Originally Posted by
GTCethos
To be perfectly clear “random crap” as so elegantly put by a participant is ambiguous and not accurate. At some level, some sort of order must be considered unless we are only talking about nonsense. If you look at all life relative proteins they are non racemic favoring the levo-rotary configuration (that is just basic organization #1).
Again I must ask what membrane and what protein?
Unfortunately we are not talking about simple saline solutions or the like. In Biochemistry many of the proteins promote the movements of material in and out of a specific membrane ( the cell membrane). If it was by simple osmotic action why use a protein at all? And you could build a adequate model of a living cell using a simpler non organic membrane.
Membrane proteins perform a variety of functions vital to the survival of organisms:
[3]
in the model
the polymerizing molecules can be anything.

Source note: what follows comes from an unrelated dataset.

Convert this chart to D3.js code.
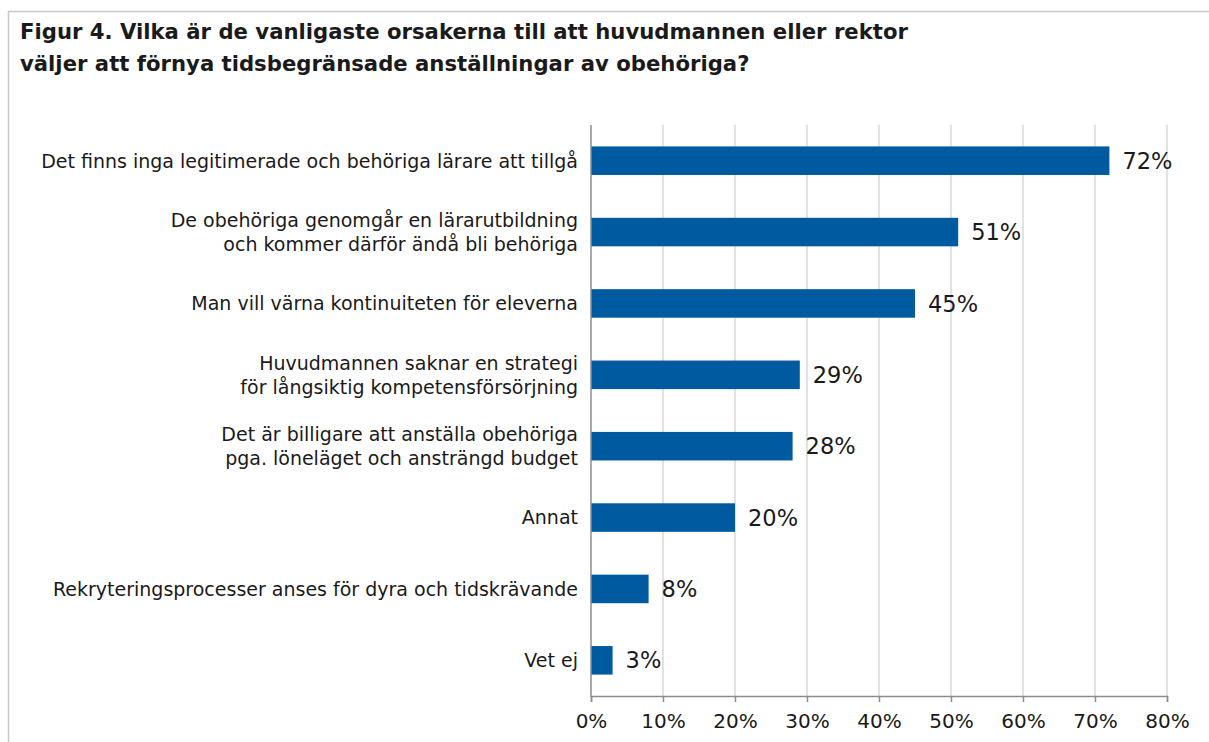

Aminoacids, non aminoacids, levo dextro etc etc etc....
This is a desirable property, since the first "cell" would be restricted in using what's naturally available.
About osmotic pressure. The nature of the molecules doesn't matter. It can be anything.
salts, proteins, sugars, lipids etc.....
When you have two compartments separated by a semi-permeable membrane.
With different concentration of molecules, then water flows from the least concentrated to the most concentrated.
In an attempt to equalise concentration.
We don't talk about membrane proteins/polymers. Just free floating polymers.
Proteins/polymers are used for the osmotic pressure because it's extremely simple.
The whole thing is simultaneously very simple and capable of evolving. (if you take the model at face value)
The desirable property here, is not efficiency, it's simplicity.
Membrane proteins for increasing the osmotic pressure is too complicated.
The proteins need to have a certain configuration. They have parts that must be hydrophyle and parts that are hydrophobe.
These proteins float, with there hydrophobe parts inside the membrane and their hydrophile parts in the water.
They need to be able to force a molecule or ion, to go through the membrane at the opposite direction of thermodynamic equilibrium. That requires the direct consumption of energy.
These proteins are hopelessly complex to be made in a prebiotic environment.
Further more, the membranes of the model are semi permeable, they let through litle molecules. Modern membranes evolved to be nearly impenetrable barriers in parallel with membrane proteins. So even if you had membrane proteins that could do the job correctly, they would be useless.
Natural selection will introduce later more and more complex machinery and adjust rotational symmetry and reduce the usable molecules to just 20 amino acids etc etc etc. The cells will gradually become "irreducibly complex". I see you are doing the "irreducibly complex" error.
Non organic membrane? You meant salts instead?